### OBJECTIVE
Reproduce from the records below, with no pictures, exactly the lines between the one containing "Rebuild this diagram" and the one containing "(0,0) rectangle (860,709);", inclusive.

### DATA SHOWN
★ ★ ★ ★
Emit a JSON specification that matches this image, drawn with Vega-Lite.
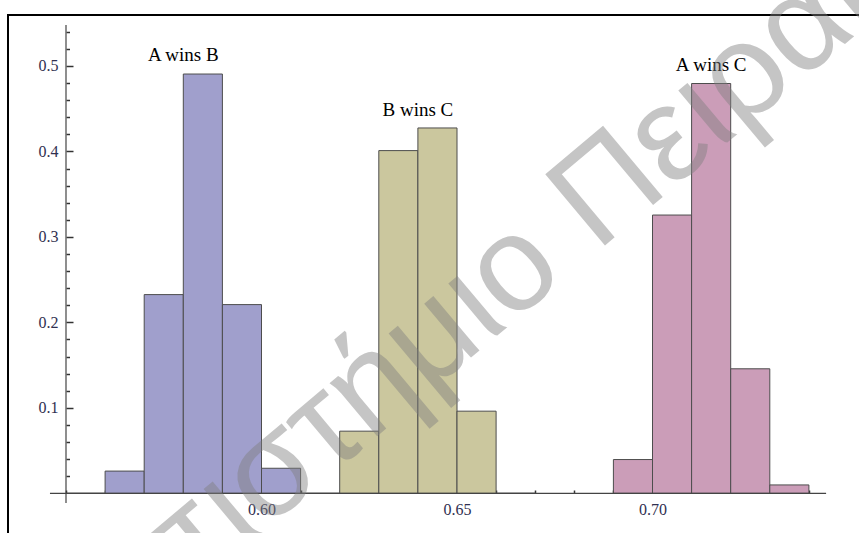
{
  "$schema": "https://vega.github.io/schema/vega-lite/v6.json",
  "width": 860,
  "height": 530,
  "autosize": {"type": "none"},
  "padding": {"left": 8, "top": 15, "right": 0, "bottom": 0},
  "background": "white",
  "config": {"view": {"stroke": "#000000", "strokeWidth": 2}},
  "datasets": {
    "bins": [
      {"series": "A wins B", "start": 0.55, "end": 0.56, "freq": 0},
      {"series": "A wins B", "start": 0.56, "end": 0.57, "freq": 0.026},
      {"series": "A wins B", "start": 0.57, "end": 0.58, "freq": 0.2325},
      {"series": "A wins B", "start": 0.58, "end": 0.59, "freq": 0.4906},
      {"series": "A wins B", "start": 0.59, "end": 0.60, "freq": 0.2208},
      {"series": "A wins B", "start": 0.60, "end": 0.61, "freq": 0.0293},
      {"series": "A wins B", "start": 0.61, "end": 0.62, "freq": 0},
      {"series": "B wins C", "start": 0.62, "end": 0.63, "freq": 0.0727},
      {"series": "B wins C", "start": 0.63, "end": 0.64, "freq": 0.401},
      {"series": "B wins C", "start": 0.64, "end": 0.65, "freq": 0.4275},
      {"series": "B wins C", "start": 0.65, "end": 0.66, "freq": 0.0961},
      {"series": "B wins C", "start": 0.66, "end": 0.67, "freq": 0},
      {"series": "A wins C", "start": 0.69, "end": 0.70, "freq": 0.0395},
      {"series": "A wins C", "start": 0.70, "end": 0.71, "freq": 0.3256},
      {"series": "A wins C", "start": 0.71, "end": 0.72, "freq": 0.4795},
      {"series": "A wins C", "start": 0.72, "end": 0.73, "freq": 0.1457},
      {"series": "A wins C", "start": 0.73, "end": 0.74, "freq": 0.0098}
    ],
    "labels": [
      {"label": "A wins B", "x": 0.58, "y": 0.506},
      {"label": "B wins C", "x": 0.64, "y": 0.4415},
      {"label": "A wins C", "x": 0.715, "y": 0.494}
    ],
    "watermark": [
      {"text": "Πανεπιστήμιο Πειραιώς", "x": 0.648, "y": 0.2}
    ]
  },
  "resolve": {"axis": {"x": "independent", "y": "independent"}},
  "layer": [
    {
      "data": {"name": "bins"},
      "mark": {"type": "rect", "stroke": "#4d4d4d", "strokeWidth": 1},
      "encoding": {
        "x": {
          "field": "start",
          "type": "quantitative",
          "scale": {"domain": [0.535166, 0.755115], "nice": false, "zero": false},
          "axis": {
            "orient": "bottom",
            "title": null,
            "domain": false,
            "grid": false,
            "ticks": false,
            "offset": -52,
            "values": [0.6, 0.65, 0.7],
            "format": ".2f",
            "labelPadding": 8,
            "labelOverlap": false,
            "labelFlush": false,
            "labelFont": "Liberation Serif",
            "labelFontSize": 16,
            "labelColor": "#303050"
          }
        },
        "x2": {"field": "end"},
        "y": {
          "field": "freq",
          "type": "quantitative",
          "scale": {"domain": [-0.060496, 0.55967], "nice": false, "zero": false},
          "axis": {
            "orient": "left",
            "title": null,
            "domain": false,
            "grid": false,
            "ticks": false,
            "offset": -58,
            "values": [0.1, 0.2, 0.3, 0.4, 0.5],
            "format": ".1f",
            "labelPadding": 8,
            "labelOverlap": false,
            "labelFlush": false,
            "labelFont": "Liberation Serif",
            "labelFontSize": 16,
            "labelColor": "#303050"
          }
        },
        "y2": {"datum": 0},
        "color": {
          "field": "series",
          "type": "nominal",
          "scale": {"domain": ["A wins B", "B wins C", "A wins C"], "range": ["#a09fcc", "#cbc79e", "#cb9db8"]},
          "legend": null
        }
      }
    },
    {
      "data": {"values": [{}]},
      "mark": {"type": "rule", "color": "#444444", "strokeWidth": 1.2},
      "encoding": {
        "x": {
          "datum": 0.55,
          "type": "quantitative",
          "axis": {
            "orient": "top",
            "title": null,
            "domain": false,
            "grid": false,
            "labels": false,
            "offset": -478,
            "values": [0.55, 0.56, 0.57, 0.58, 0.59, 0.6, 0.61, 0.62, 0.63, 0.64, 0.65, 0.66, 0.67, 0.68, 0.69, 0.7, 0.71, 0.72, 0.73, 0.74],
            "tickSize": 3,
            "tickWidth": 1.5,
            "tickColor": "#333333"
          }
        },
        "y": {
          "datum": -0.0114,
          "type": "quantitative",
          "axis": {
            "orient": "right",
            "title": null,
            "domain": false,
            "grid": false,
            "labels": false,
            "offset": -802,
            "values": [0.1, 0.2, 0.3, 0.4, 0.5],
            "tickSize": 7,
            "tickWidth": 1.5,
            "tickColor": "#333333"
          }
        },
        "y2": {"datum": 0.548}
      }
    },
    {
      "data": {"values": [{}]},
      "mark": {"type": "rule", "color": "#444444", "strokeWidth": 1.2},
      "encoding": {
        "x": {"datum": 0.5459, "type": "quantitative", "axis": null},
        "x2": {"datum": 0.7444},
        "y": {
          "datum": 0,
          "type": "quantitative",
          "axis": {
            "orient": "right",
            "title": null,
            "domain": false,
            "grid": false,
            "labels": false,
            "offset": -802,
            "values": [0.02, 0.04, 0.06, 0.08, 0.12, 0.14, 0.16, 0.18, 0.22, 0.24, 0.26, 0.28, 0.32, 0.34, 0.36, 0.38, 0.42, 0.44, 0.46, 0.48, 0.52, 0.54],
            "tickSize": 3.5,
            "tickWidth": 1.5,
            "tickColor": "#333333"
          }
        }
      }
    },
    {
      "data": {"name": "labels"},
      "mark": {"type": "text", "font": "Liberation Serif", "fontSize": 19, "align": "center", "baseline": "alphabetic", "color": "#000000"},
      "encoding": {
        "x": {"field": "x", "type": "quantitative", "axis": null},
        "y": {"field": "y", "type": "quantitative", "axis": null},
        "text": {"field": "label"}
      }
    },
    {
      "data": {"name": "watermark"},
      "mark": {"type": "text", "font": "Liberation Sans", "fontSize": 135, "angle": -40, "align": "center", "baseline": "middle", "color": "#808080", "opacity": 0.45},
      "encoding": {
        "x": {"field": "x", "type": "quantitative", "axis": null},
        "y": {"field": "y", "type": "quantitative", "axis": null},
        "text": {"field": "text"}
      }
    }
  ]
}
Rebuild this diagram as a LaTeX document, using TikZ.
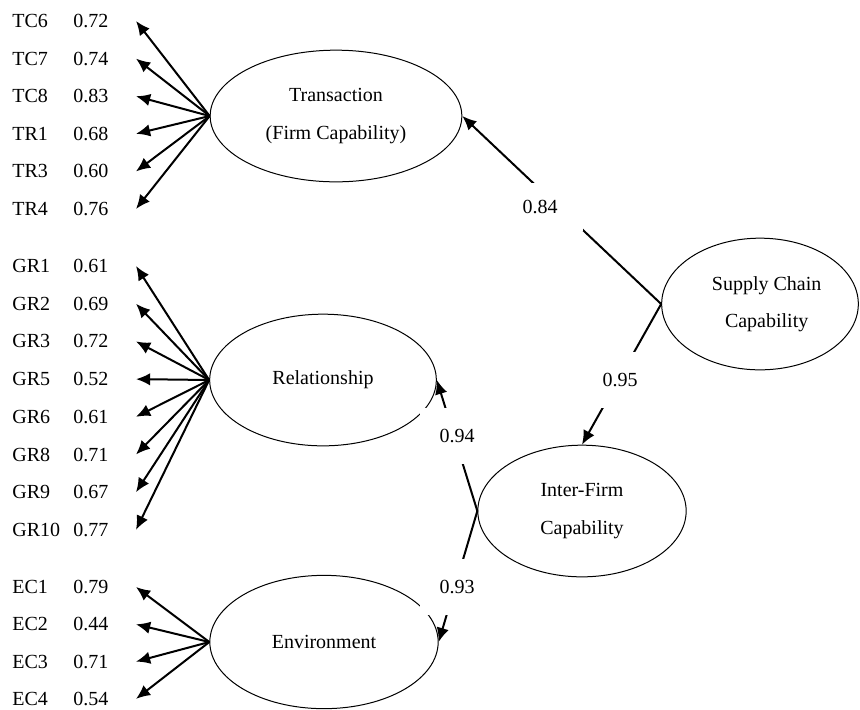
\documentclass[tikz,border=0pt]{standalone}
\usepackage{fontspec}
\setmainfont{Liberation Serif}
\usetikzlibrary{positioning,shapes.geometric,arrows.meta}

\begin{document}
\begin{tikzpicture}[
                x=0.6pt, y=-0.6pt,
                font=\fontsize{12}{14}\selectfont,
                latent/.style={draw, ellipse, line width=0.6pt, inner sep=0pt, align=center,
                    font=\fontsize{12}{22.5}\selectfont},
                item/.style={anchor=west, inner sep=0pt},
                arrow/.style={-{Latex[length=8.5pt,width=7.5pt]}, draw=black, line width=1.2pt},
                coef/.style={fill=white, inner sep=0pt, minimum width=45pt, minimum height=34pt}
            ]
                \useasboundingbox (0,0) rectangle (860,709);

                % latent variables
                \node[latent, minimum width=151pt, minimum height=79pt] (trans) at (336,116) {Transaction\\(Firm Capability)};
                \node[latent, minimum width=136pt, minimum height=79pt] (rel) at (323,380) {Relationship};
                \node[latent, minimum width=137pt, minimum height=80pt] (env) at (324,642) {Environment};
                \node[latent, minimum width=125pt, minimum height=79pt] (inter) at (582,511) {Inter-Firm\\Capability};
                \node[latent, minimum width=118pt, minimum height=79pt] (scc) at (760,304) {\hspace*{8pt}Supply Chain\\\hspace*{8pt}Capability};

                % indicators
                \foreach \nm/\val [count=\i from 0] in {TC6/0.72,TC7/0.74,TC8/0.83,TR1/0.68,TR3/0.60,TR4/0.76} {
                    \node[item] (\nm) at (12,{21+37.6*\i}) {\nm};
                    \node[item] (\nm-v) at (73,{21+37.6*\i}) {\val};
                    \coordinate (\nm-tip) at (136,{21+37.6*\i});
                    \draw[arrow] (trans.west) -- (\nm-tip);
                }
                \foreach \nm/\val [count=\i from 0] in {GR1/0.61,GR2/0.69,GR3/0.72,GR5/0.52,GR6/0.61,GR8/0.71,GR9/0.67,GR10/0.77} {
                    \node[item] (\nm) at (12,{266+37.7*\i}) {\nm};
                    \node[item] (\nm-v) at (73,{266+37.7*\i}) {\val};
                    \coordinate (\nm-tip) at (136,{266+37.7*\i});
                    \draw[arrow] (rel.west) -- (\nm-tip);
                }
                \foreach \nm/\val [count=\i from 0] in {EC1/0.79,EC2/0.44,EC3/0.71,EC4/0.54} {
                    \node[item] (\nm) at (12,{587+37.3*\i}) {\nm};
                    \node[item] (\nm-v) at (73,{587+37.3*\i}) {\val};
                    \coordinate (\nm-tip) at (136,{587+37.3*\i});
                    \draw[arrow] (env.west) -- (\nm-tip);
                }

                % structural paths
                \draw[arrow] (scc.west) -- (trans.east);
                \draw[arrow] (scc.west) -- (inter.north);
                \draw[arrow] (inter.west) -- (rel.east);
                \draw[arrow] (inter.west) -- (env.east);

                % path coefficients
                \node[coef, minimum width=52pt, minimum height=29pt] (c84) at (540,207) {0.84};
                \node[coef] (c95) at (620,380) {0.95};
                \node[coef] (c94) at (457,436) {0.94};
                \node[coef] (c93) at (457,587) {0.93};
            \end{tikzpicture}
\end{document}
★ ★ ★ ★
### SOLUTION TO THE EXERCISE
Rebuild this diagram as a LaTeX document, using TikZ.
\documentclass[tikz,border=0pt]{standalone}
\usepackage{fontspec}
\setmainfont{Liberation Serif}
\usetikzlibrary{positioning,shapes.geometric,arrows.meta}

\begin{document}
\begin{tikzpicture}[
                x=0.6pt, y=-0.6pt,
                font=\fontsize{12}{14}\selectfont,
                latent/.style={draw, ellipse, line width=0.6pt, inner sep=0pt, align=center,
                    font=\fontsize{12}{22.5}\selectfont},
                item/.style={anchor=west, inner sep=0pt},
                arrow/.style={-{Latex[length=8.5pt,width=7.5pt]}, draw=black, line width=1.2pt},
                coef/.style={fill=white, inner sep=0pt, minimum width=45pt, minimum height=34pt}
            ]
                \useasboundingbox (0,0) rectangle (860,709);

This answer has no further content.